La réciprocité, du moins à ses origines, implique autrui dans un équilibre “contradictoire”.

Certes, Lévi-Strauss insiste davantage sur l’altérité que sur l’équilibre contradictoire. Pour s’opposer à l’idéologie dominante à l’époque où il écrivait Les structures élémentaires de la parenté, idéologie selon laquelle l’identité de parenté aurait été un capital qu’il eût fallu transmettre par la filiation (le mariage devenant le moyen de cette transmission entre apparentés), Lévi-Strauss s’est attaché à montrer que c’est l’altérité qui est au principe de l’union matrimoniale. La thèse de Lévi-Strauss, c’est le primat de l’autre sur le même.

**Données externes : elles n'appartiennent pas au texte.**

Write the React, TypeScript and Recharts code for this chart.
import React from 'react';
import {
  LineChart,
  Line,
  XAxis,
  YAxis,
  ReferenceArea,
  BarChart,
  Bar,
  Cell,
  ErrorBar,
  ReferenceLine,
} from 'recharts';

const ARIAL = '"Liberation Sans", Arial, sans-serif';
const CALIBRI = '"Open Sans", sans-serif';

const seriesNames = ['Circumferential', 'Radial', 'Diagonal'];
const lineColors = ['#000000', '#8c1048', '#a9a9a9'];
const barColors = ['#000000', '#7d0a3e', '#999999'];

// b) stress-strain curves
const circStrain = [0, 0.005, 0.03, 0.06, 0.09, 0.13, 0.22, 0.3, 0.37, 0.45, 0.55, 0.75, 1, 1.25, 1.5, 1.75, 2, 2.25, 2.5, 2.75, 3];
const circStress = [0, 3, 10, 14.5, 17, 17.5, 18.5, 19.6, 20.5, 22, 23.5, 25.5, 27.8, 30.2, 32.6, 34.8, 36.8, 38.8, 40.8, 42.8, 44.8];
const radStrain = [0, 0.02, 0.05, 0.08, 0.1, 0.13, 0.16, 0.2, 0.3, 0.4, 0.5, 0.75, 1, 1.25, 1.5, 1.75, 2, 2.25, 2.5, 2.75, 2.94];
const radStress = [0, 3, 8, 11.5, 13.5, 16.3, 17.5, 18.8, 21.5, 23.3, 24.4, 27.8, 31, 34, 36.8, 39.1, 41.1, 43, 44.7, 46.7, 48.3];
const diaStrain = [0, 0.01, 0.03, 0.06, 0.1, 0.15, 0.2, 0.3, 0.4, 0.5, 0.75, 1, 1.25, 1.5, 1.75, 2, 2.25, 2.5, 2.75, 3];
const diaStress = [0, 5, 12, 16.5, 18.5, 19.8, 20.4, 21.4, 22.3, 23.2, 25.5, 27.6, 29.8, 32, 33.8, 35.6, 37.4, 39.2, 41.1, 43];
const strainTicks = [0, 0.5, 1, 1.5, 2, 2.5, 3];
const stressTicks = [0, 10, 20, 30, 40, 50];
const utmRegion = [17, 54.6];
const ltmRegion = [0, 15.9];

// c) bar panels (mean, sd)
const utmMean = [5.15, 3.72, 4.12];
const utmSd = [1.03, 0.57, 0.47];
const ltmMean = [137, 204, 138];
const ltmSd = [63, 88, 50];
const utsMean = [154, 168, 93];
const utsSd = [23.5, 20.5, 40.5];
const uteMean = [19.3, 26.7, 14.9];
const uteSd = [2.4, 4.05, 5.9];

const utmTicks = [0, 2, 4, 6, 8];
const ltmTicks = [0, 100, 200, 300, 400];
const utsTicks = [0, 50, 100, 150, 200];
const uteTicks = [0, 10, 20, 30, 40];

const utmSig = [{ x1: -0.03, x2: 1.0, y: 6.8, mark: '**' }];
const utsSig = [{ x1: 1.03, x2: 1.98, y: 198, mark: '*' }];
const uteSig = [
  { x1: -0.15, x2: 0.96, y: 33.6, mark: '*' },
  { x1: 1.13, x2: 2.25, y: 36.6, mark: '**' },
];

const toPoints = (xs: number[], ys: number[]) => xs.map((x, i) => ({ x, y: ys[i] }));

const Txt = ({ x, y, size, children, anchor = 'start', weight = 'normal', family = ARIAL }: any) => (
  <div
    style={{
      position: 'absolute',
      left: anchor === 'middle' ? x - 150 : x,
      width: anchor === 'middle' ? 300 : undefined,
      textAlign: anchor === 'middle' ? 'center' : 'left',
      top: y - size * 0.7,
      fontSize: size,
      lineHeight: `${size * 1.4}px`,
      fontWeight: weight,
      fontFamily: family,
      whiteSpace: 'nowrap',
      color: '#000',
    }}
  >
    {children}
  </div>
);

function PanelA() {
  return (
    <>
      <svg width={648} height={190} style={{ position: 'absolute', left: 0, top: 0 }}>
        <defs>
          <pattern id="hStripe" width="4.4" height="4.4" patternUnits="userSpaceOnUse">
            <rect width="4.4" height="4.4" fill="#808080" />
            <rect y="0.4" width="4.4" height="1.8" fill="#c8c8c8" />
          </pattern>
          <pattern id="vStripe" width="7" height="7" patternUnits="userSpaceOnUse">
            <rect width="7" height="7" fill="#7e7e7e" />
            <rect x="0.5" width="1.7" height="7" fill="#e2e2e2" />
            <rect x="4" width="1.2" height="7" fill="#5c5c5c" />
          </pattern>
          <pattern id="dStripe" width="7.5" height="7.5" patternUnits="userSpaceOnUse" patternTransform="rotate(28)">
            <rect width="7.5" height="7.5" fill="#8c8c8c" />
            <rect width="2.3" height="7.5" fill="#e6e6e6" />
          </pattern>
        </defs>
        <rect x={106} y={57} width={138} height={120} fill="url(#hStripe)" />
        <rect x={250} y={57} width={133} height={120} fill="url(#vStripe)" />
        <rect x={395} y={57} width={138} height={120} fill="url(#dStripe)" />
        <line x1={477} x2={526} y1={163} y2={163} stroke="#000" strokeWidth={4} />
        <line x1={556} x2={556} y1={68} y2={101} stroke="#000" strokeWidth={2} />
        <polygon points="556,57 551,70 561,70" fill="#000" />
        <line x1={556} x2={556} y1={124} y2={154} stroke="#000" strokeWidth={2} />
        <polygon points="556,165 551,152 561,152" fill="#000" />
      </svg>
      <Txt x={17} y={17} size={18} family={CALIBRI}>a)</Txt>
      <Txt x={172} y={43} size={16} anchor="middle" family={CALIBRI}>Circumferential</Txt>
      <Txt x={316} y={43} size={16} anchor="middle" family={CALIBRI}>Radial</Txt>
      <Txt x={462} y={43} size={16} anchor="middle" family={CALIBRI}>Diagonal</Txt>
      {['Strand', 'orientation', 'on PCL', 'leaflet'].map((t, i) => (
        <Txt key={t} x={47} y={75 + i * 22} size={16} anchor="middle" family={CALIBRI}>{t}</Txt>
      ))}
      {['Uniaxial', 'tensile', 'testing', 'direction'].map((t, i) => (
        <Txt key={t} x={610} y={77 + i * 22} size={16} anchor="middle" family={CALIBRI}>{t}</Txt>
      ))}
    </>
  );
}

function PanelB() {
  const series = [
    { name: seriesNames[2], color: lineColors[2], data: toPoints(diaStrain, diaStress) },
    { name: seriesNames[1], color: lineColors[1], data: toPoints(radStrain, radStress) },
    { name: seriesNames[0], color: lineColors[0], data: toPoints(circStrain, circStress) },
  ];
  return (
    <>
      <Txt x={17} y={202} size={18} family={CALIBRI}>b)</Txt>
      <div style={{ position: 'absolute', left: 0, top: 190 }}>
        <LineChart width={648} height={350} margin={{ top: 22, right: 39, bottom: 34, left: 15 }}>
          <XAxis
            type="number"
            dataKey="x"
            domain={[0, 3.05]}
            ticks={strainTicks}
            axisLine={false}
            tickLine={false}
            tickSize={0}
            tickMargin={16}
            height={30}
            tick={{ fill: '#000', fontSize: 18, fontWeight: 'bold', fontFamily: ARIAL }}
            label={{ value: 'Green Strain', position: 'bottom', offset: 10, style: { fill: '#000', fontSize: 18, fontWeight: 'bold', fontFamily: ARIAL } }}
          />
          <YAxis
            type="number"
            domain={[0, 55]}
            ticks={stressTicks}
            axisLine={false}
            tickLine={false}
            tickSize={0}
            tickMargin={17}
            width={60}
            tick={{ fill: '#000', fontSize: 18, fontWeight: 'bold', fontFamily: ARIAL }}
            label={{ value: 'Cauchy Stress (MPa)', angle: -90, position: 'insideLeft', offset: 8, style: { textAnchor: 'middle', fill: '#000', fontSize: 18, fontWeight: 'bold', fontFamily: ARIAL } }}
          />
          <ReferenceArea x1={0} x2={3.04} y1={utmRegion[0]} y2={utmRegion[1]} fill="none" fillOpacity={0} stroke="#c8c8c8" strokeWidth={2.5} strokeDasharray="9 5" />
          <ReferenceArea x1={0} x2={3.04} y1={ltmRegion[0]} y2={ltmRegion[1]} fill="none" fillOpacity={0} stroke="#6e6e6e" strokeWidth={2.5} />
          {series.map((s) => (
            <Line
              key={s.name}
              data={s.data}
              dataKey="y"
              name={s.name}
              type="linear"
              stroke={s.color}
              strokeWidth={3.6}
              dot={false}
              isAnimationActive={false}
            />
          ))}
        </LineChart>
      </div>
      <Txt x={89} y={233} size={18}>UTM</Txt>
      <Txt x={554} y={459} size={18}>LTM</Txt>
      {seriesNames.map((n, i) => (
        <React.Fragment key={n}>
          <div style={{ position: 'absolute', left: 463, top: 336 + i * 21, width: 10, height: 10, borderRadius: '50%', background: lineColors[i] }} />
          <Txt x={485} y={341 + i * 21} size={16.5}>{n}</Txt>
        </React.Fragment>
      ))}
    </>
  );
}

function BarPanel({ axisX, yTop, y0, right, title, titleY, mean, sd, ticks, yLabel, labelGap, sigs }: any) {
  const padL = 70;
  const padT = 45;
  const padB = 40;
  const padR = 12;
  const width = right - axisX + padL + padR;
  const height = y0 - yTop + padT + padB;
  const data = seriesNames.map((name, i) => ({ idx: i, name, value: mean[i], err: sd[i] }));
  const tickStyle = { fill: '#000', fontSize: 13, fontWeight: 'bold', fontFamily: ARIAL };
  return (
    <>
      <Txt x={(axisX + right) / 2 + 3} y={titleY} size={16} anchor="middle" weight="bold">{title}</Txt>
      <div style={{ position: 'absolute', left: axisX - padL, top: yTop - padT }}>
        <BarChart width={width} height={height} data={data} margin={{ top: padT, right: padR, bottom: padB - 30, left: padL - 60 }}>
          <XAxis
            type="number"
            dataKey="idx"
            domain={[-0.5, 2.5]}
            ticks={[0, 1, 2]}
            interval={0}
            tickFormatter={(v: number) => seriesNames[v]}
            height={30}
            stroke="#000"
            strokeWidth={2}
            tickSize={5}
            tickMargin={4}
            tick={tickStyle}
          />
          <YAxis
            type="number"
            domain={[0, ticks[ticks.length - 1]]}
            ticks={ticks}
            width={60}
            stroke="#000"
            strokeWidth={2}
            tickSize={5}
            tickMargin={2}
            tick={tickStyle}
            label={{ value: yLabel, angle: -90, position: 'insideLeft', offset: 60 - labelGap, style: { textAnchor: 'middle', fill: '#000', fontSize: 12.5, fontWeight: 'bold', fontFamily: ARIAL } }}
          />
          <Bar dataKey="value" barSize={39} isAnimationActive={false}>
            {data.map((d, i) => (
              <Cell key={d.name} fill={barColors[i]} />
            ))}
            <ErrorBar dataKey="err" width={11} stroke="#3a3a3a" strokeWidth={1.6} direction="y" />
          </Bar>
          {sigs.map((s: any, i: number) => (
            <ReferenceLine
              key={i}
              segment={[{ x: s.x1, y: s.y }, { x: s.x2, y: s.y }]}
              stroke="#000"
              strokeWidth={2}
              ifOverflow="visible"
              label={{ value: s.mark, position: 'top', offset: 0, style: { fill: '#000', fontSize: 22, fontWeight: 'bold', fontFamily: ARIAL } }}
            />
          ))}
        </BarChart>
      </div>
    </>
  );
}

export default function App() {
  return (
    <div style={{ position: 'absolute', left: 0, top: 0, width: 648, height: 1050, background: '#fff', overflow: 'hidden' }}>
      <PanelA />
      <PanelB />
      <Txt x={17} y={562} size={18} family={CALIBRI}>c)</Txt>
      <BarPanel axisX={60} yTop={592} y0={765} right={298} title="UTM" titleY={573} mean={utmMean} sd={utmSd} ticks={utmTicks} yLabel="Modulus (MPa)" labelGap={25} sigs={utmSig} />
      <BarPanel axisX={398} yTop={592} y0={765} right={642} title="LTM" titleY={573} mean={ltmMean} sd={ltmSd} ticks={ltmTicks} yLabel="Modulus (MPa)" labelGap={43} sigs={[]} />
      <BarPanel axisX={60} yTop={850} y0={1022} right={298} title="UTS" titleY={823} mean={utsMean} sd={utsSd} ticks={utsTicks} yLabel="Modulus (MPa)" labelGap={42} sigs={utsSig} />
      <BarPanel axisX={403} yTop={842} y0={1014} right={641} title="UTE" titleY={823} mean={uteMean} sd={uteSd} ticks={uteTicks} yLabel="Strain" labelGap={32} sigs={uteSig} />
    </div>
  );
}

Toutefois, ce primat de la différence sur l’identité n’est pas sans limites : l’autre n’est pas l’étranger absolu, l’inconnu. L’altérité n’est pas une indifférence radicale, une étrangeté infinie. Lévi-Strauss appelle “endogamie vraie” le refus de reconnaître le mariage hors des limites de la communauté humaine. Mais toutes les sociétés primitives se proclament : “Nous, les Vrais Hommes”. La prohibition de l’inceste, la prohibition du même, est certes l’autre face de la nécessité de l’altérité, mais d’une altérité circonscrite par une identité de groupe (endogamie vraie). L’altérité lévi-straussienne est relative, elle est équilibrée par l’endogamie vraie.

Il suffit de situer l’équilibre entre la force centrifuge de l’exogamie et la force centripète de l’endogamie vraie pour retrouver la distance privilégiée de la reconnaissance de l’autre qui répond au “principe du contradictoire” de la réciprocité.

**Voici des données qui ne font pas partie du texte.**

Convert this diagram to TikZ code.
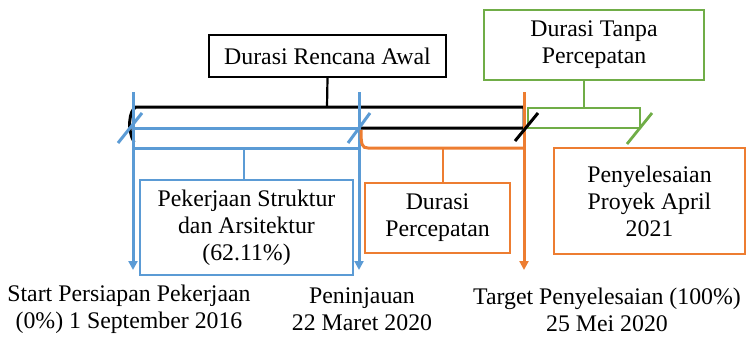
\documentclass[tikz,border=0pt]{standalone}
\usepackage{fontspec}
\setmainfont{Liberation Serif}
\usetikzlibrary{arrows.meta}
\definecolor{cblue}{HTML}{5B9BD5}
\definecolor{corange}{HTML}{ED7D31}
\definecolor{cgreen}{HTML}{70AD47}
\begin{document}
\begin{tikzpicture}[x=1pt,y=-1pt,
  every node/.style={font=\fontsize{23.8}{27}\selectfont, align=center, inner sep=0pt},
  box/.style={draw, line width=2pt, fill=white},
  bl/.style={draw=cblue, line width=3pt},
  ol/.style={draw=corange, line width=3pt},
  gl/.style={draw=cgreen, line width=2.8pt},
  kl/.style={draw=black, line width=3pt},
  tip/.style={-{Triangle[width=9pt,length=9pt]}}]
\useasboundingbox (0,0) rectangle (751,337);
% boxes
\node[box, draw=black, minimum width=237pt, minimum height=42pt] (ra) at (327.5,56) {Durasi Rencana Awal};
\node[box, draw=cgreen, line width=2.6pt, minimum width=220pt, minimum height=70pt] (tp) at (594,45) {Durasi Tanpa\\Percepatan};
\node[box, draw=cblue, line width=2.6pt, minimum width=213pt, minimum height=95pt] (ps) at (246.5,227.5) {Pekerjaan Struktur\\dan Arsitektur\\(62.11\%)};
\node[box, draw=corange, line width=2.6pt, minimum width=145pt, minimum height=70pt] (dp) at (437.5,218) {Durasi\\Percepatan};
\node[box, draw=corange, line width=2.6pt, minimum width=191pt, minimum height=106pt] (pp) at (649.5,201) {Penyelesaian\\Proyek April\\2021};
% bottom labels
\node (st) at (129,309.5) {Start Persiapan Pekerjaan\\(0\%) 1 September 2016};
\node (pn) at (362,309.5) {Peninjauan\\22 Maret 2020};
\node (tg) at (607,309.5) {Target Penyelesaian (100\%)\\25 Mei 2020};
% coordinates
\coordinate (ka) at (327,107);
\coordinate (ga) at (584,108);
\coordinate (ba) at (244,148);
\coordinate (oa) at (443,148);
% black brace
\draw[kl] (134,142) .. controls (127,130) and (129,110) .. (136,107) -- (524,107) -- (524,128) -- (360,128);
\draw[kl, line width=2.2pt] (ra.south) -- (ka);
% green bracket
\draw[gl] (528,108) rectangle (640,128);
\draw[gl] (ga |- tp.south) -- (ga);
\draw[gl] (627,144) -- (652,113);
% blue
\draw[bl] (133,128) -- (359,128);
\draw[bl] (133,148) -- (359,148);
\draw[bl, line width=2.6pt] (ba) -- (ba |- ps.north);
\draw[bl, tip] (133,92) -- (133,270);
\draw[bl, tip] (359,92) -- (359,270);
\draw[bl] (118,143) -- (142,113);
\draw[bl] (348,143) -- (370,113);
% orange
\draw[ol] (361,130) .. controls (361,145) and (362,148) .. (368,148) -- (524,148);
\draw[ol, line width=2.6pt] (oa) -- (oa |- dp.north);
\draw[ol, tip] (524,92) -- (524,270);
% black slash
\draw[kl] (515,141) -- (538,113);
\end{tikzpicture}
\end{document}
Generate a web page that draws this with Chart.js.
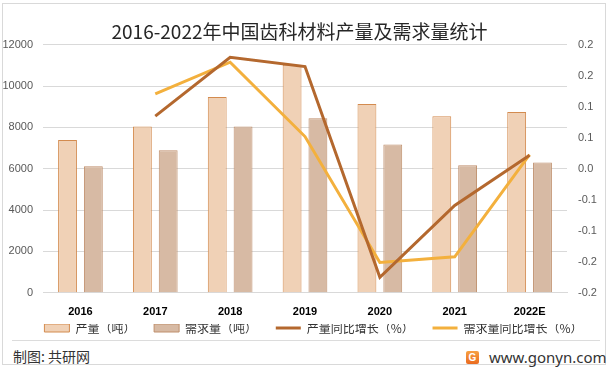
<!DOCTYPE html>
<html>
<head>
<meta charset="utf-8">
<script src="https://cdn.jsdelivr.net/npm/chart.js@4/dist/chart.umd.min.js"></script>
<style>
  html, body { margin: 0; padding: 0; background: #fff; }
  body { width: 610px; height: 370px; position: relative; overflow: hidden; font-family: "Noto Sans CJK SC", "Noto Sans", sans-serif; }
  #frame { position: absolute; left: 2px; top: 3px; width: 604px; height: 362px; border: 1px solid #d9d9d9; box-sizing: border-box; }
  #wrap { position: absolute; left: 0; top: 0; width: 610px; height: 345px; }
  #sep { position: absolute; left: 12px; top: 340px; width: 588px; height: 1px; background: #dcdcdc; }
  #credit { position: absolute; left: 13px; top: 346px; font-size: 14px; color: #333; line-height: 20px; }
  #site { position: absolute; left: 489px; top: 347px; font-size: 15px; color: #333; line-height: 20px; font-family: "Noto Sans", "Liberation Sans", sans-serif; }
  #logo { position: absolute; left: 466px; top: 351px; width: 13px; height: 13px; border-radius: 2px; background: linear-gradient(#f7a142, #ea6a1f); color: #fff; font: bold 10px "Liberation Sans", sans-serif; text-align: center; line-height: 13px; }
</style>
</head>
<body>
<div id="frame"></div>
<div id="wrap"><canvas id="c" width="610" height="345"></canvas></div>
<div id="sep"></div>
<div id="credit">制图: 共研网</div>
<div id="logo">G</div>
<div id="site">www.gonyn.com</div>
<script>
const categories = ["2016", "2017", "2018", "2019", "2020", "2021", "2022E"];
const production = [7390, 8050, 9470, 11030, 9130, 8540, 8750];
const demand = [6120, 6900, 8050, 8450, 7180, 6170, 6310];
const productionGrowth = [null, 0.085, 0.18, 0.165, -0.175, -0.059, 0.022];
const demandGrowth = [null, 0.121, 0.172, 0.052, -0.151, -0.142, 0.023];
const seriesNames = ["产量（吨）", "需求量（吨）", "产量同比增长（%）", "需求量同比增长（%）"];
const titleText = "2016-2022年中国齿科材料产量及需求量统计";

const colors = {
  prodFill: "#F0D1B6", prodBorder: "#D38B4F",
  demFill: "#D7BAA4", demBorder: "#BF8F6C",
  prodLine: "#B4682E", demLine: "#F3B03D"
};

function fmt1(v) {
  const r = Math.sign(v) * Math.round(Math.abs(v) * 10 + 1e-9) / 10;
  return (r === 0 ? 0 : r).toFixed(1);
}

const legendShift = {
  id: "legendShift",
  afterLayout(chart) {
    const l = chart.legend;
    if (l) { l.left += 14; l.right += 14; }
  }
};

new Chart(document.getElementById("c"), {
  plugins: [legendShift],
  data: {
    labels: categories,
    datasets: [
      { type: "line", label: seriesNames[2], data: productionGrowth, yAxisID: "y1", borderColor: colors.prodLine, backgroundColor: colors.prodLine, borderWidth: 3, pointRadius: 0, tension: 0, order: 0 },
      { type: "line", label: seriesNames[3], data: demandGrowth, yAxisID: "y1", borderColor: colors.demLine, backgroundColor: colors.demLine, borderWidth: 3, pointRadius: 0, tension: 0, order: 1 },
      { type: "bar", label: seriesNames[0], data: production, yAxisID: "y", backgroundColor: colors.prodFill, borderColor: colors.prodBorder, borderWidth: 1, categoryPercentage: 0.69, barPercentage: 0.73, order: 2 },
      { type: "bar", label: seriesNames[1], data: demand, yAxisID: "y", backgroundColor: colors.demFill, borderColor: colors.demBorder, borderWidth: 1, categoryPercentage: 0.69, barPercentage: 0.73, order: 3 }
    ]
  },
  options: {
    responsive: false,
    animation: false,
    layout: { padding: { left: 2, right: 13, top: 0, bottom: 1 } },
    plugins: {
      title: {
        display: true, text: titleText, color: "#262626",
        font: { family: "'Noto Sans CJK SC', sans-serif", size: 19, weight: "normal" },
        padding: { top: 20, bottom: 2 }
      },
      legend: {
        position: "bottom",
        labels: {
          usePointStyle: true, pointStyleWidth: 25, boxWidth: 25, boxHeight: 8, padding: -2,
          color: "#333", font: { family: "'Noto Sans CJK SC', sans-serif", size: 12 },
          generateLabels(chart) {
            const order = [2, 3, 0, 1];
            return order.map((i, k) => {
              const ds = chart.data.datasets[i];
              const isLine = ds.type === "line";
              return {
                text: ds.label + (k < 3 ? "\u3000\u3000 " : ""), datasetIndex: i, hidden: false,
                fillStyle: ds.backgroundColor, strokeStyle: ds.borderColor,
                lineWidth: isLine ? 3 : 1, pointStyle: isLine ? "line" : "rect",
                fontColor: "#333"
              };
            });
          }
        }
      },
      tooltip: { enabled: false }
    },
    scales: {
      x: {
        grid: { display: false },
        border: { display: true, color: "#d9d9d9" },
        ticks: { color: "#000", padding: 5, font: { family: "'Liberation Sans', sans-serif", size: 11, weight: "bold" } }
      },
      y: {
        position: "left", min: 0, max: 12000,
        ticks: { stepSize: 2000, color: "#595959", padding: 10, font: { family: "'Liberation Sans', sans-serif", size: 11 }, callback: v => String(v) },
        grid: { color: "#d9d9d9", drawTicks: false },
        border: { display: false },
        afterFit: s => { s.width = 41; }
      },
      y1: {
        position: "right", min: -0.2, max: 0.2,
        ticks: { stepSize: 0.05, color: "#595959", padding: 11, font: { family: "'Liberation Sans', sans-serif", size: 11 }, callback: v => fmt1(v) },
        grid: { display: false, drawTicks: false },
        border: { display: false },
        afterFit: s => { s.width = 30; }
      }
    }
  }
});
</script>
</body>
</html>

Le triptyque constitué par :

1) l’inconnu (étranger à la sphère définie par l’endogamie vraie),

2) le même (l’identité frappée de prohibition),

3) l’intermédiaire (où se pratique la réciprocité d’alliance), est analogue au triptyque de Verdier.

La relation d’altérité lévi-straussienne est la même chose que la relation d’adversité de Verdier. Les systèmes de réciprocité de la vengeance et de l’alliance nous paraissent ainsi équivalents pour faire apparaître un même principe fondamental : “le principe du contradictoire” comme la raison de la réciprocité.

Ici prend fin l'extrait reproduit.